I am about to drop a piece of information that most likely make each and every one of you wince. Consider this your fair warning. I personally was shocked when I realized it, so I can only imagine what your reaction will be. Seriously, take a seat because I am not sure you will be able to handle it otherwise. Ready? Wes Anderson has been making movies for almost 20 years. Boom. Mind blown. It does not seem like that long, does it? But Anderson’s first feature, Bottle Rocket (based on an earlier-made short film) was released in 1996. Crazy. Anderson has been refining his style ever since, most recently in The Grand Budapest Hotel, which sees release this weekend.

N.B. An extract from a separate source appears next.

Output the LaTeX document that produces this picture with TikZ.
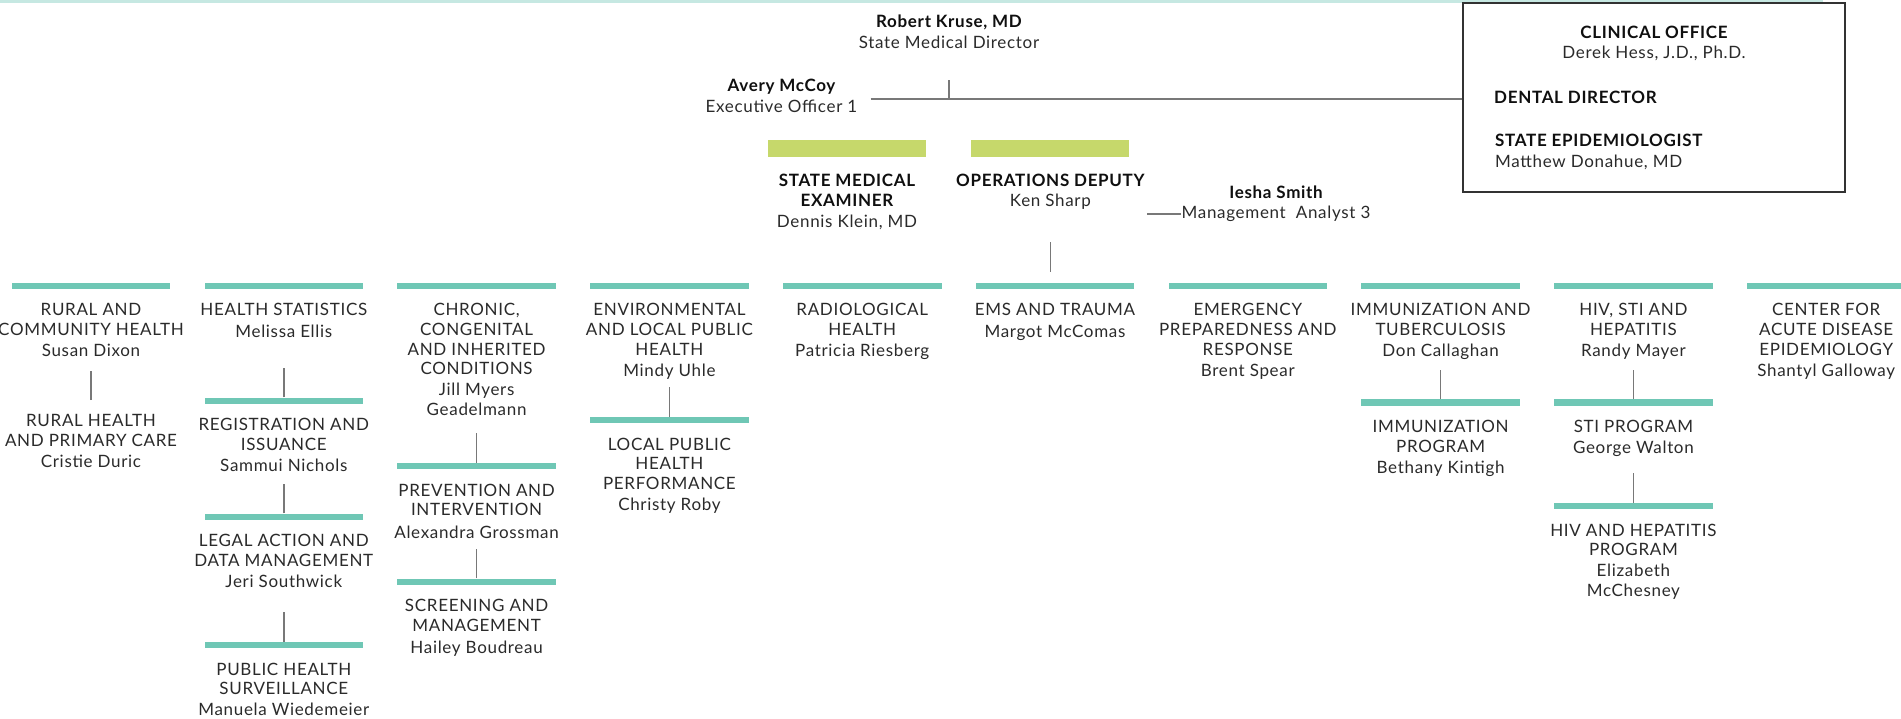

The Grand Budapest Hotel stars Ralph Fiennes as Gustave H., the titular building’s concierge. Gustave provides full service (and I do mean “full”) to the hotel’s older female patrons, and when one of these women dies suddenly, Gustave and his lobby boy/protege Zero (Tony Revolori) find themselves wrapped up in a dangerous plot.
The movie has the classic trappings of a Wes Anderson film: the hotel itself is another fantastical location to be explored, much like the Tenenbaum homestead or Steve Zissou’s submarine; the camera moves independently of the characters; and all of the standard players (Bill Murray, Owen Wilson, Jason Schwartzman, etc.) make appearances. However, despite the film’s aesthetics, The Grand Budapest Hotel feels like a departure from Anderson’s usual fare.
One of the factors contributing to this phenomenon is Ralph Fiennes. Fiennes is a great actor, and his performance as Gustave is incredibly strong. But he is not your typical Andersonian protagonist. Gustave projects the air of pretension that often defines Anderson’s characters, but it a clear veneer that Gustave is able to drop at a moment’s notice in favor of brash vulgarity. At these moments Gustave is a very real person, in a way Bill Murray’s Steve Zissou only achieves in his harshest moments in The Life Aquatic With Steve Zissou. Fiennes is a new addition to Anderson’s stable of actors, and he brings his classic British training to the role.
Another of the film’s peculiarities – in comparison to the rest of Anderson’s oeuvre – is the music. Films like The Royal Tenenbaums, The Life Aquatic and Moonrise Kingdom are defined at times by the soundtrack. The Grand Budapest Hotel, however, perhaps because of its period-ness, relies solely on original compositions from Alexandre Desplat.
Neither of these curiosities are unintentional; Anderson meticulously curates his music choices, and while Fiennes perfectly realizes the cracks in Gustave’s facade, they are conceived by Anderson’s script. While Anderson’s visual style may not change drastically, it is heartening to see that a successful director (who has his fair share of supporters and detractors) is willing to stretch in subtle ways. That says a lot about a man who is as intensely invested in every detail of his art as Anderson is. The Grand Budapest Hotel may not be as good as 2012’s Moonrise Kingdom, but it is an essential entry in Anderson’s canon; it is proof of a filmmaker who does not plan on settling in any time soon, even after 20 years in the game.